While it’s not fair to pick on just Greene — believe me, this was a total team meltdown except for Mason — his lack of “want-to” on the defensive end typified the Jayhawks’ effort. He was “El Matador” as it seemed anybody he guarded blew right by him. I was stunned that he wasn’t replaced. There was one play where there was a loose ball and all Greene did was try to make a casual attempt to get it, while the Temple player got on the floor, got up and then dunked with a sheepish Greene standing right there making sure he didn’t get posterized.
But Greene had plenty of company.
On an inbounds play, Jamari Traylor looked as though he was taking nap as the Owls ran the McPherson High boys’ play for an easy layup.
And hey, has anybody seen Perry Ellis lately?
The former Wichita Heights star is supposed to be a leader, being a junior on a team that on Monday started two freshmen and two sophomores.
But anyone who has watched Ellis through the years knows that’s not his personality. In fact, the worse he plays the more passive and withdrawn he becomes. He has no-showed two games in a row now and Self made it clear his “not feeling well” was an excuse that wouldn’t fly after this game.
The problem is that KU has set the bar so high that expectations are somewhat unrealistic. This is a young, undersized team that has only one healthy point guard in Mason and he played all 40 minutes Monday. Some of these KU recruits who have come in with glossy credentials are simply not ready to live up to the gush. Four KU players are mentioned in the Wooden Watch — the top 50 players in the country — and that Wayne Selden, Cliff Alexander and Kelly Oubre Jr. are on that list would cause the late John Wooden to roll over in his grave. They are the product of the recruiting hype meter where expectations are based upon jumping and quickness instead of actual basketball skills.

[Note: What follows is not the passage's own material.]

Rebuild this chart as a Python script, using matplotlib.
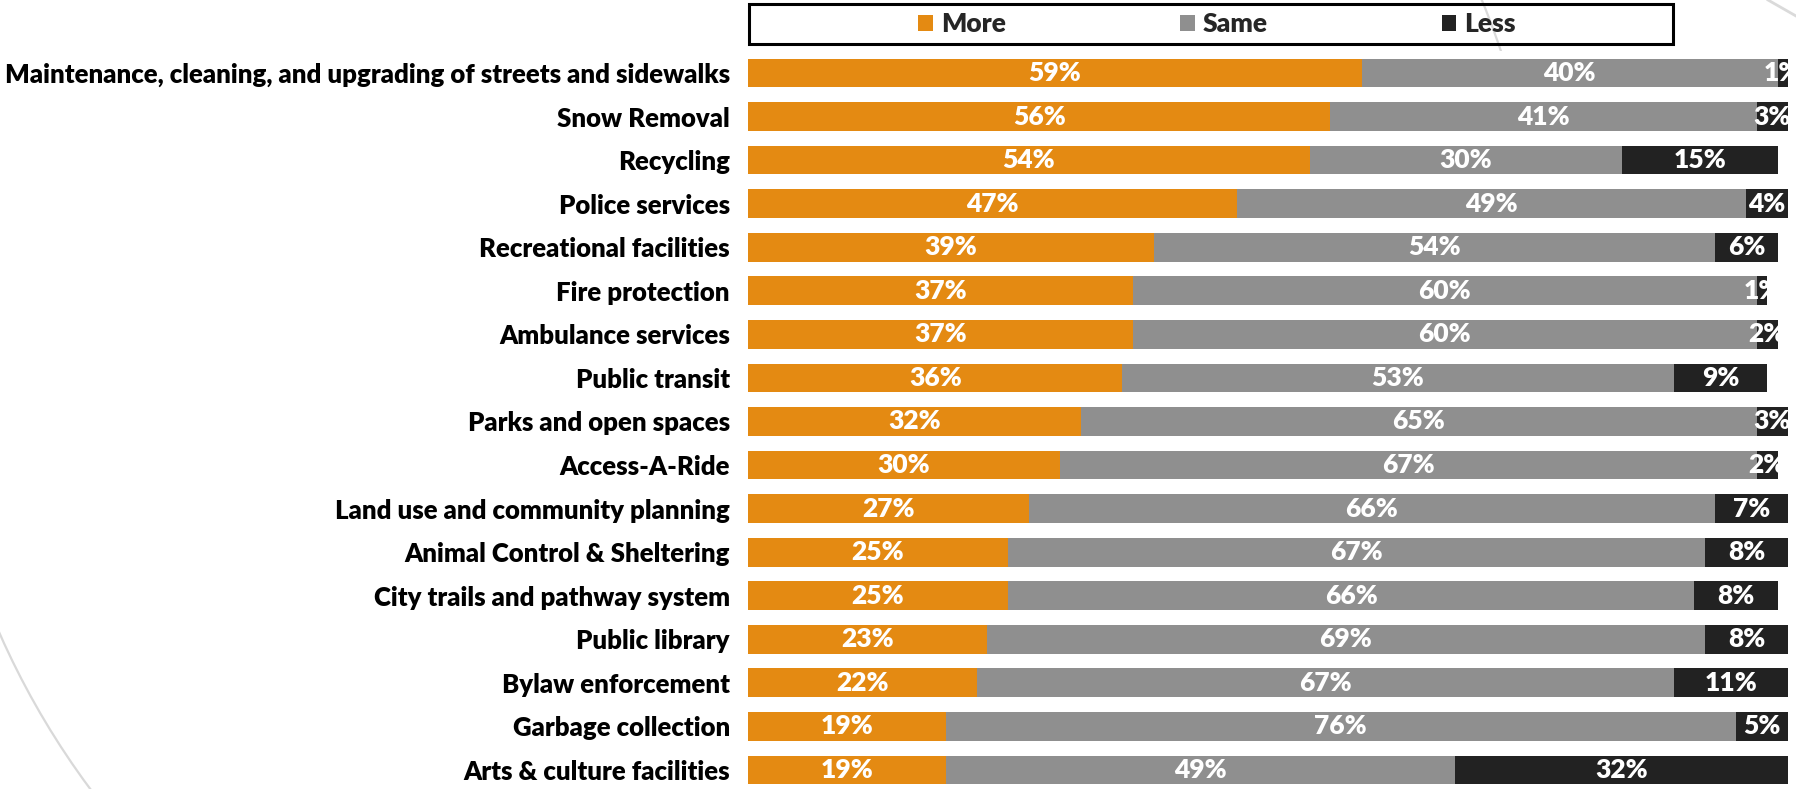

KU certainly has the makings of a Top 20 team, but is not in the class of the Kentuckys, Dukes and Wisconsins of the world. Its streak of 11 straight Big 12 championships or shared championships will be challenged, as the Big 12 has a number of quality teams, while I think this KU team has taken a step back. It doesn’t have the inside game to play with the elite teams and with backup point guard Devonte Graham out maybe for the season, there’s more pressure than ever on Mason.
The sky is not falling, but it’s sure filled with some potential storm clouds.